Sun, Jan 18, 2015 - Page 20 News List

Struggling Lakers easing load on aging Bryant


Kobe Bryant does not like the idea, but he would comply if the Lakers opt to shut their aging superstar down in what is turning into a lost season for Los Angeles.

“It’s a tough one for me,” Bryant said of the prospect of sitting out a considerable chunk of an NBA season. “I want to play, but at the same time, I understand management’s position. I will do what they ask me to do.”

It is a subject that has come up as the Lakers’ struggles have continued and the 36-year-old, sidelined for all but six games last season, has been inconsistent on the floor.

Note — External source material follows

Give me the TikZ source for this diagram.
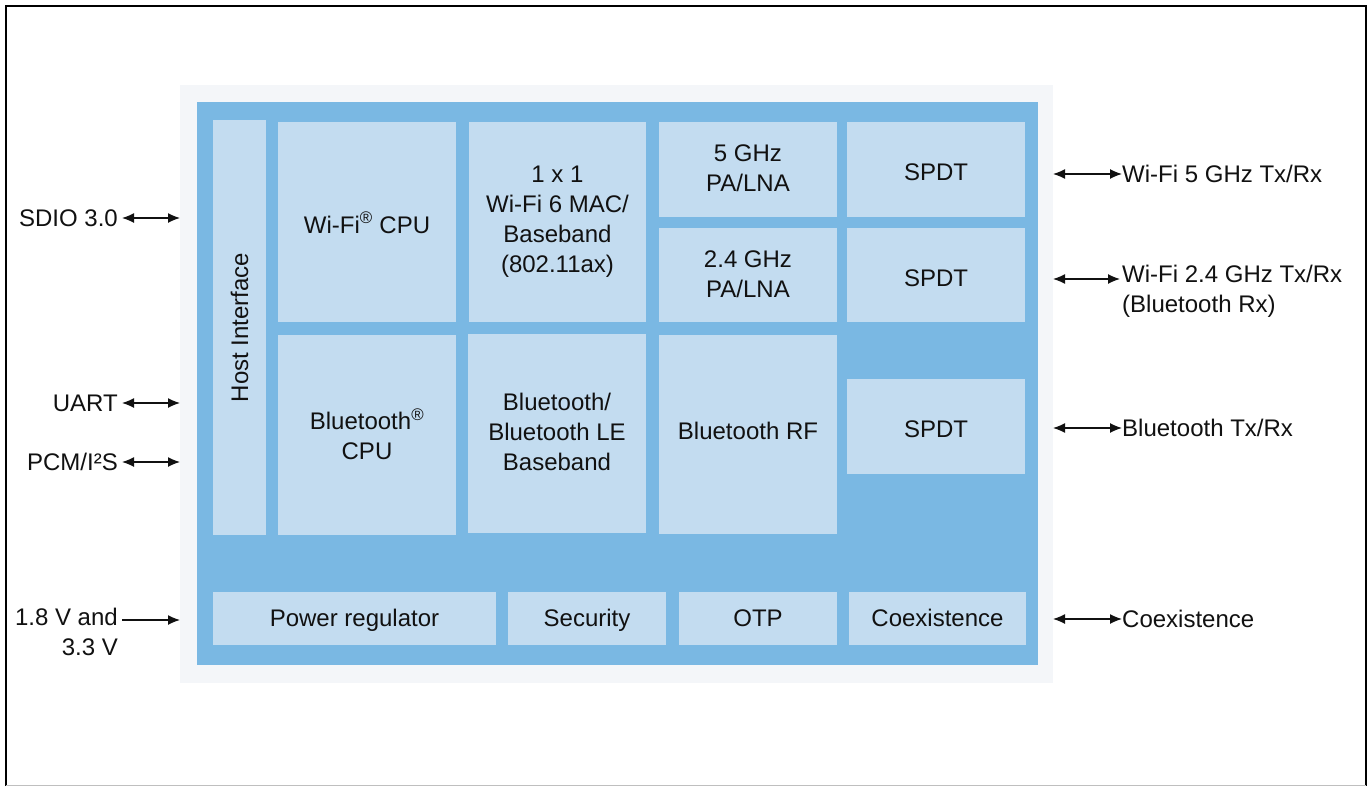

Last month, Bryant passed NBA icon Michael Jordan for third on the league’s all-time scoring list.

However, the strong performances have been overshadowed by poor-scoring nights and uncharacteristic spates of turnovers.

Thursday night was one of the good ones for Bryant, who handed out a career-high 17 assists and scored 19 points with only three turnovers. However, it went for naught as the Lakers lost to LeBron James and the Cleveland Cavaliers.

Staples Center fans chanted: “We want Kobe!” whenever he was on the bench, but Lakers coach Byron Scott has vowed to strictly limit Bryant’s minutes in a bid to keep him fresh.

“I wanted to say: ‘I want him too,’” Scott said. “I know how much he means to us, but I also know that in the long run it’s going to be the best thing for us.”

And if the Lakers are out of playoff contention come March — which seems virtually certain for the 12-28 club — there has been talk that the team could choose to shut him down entirely in a bid to make sure he is healthy for a final NBA campaign next season.

“But right now the situation remains the same as far as game by game,” Scott said.

In the meantime, Scott wants to do what he can to keep the star going, and he said Bryant, a workhorse throughout his career, is getting used to the reduced minutes.

“I think he’s dealt with it extremely well,” Scott said. “I think he understands he’s still a hell of a basketball player, but he’s not what he used to be.

“He can’t play 40 minutes a night,” he added. “He can’t play four out of five nights. He doesn’t want to limp out — that’s one of the reasons we’re doing what we’re doing right now.”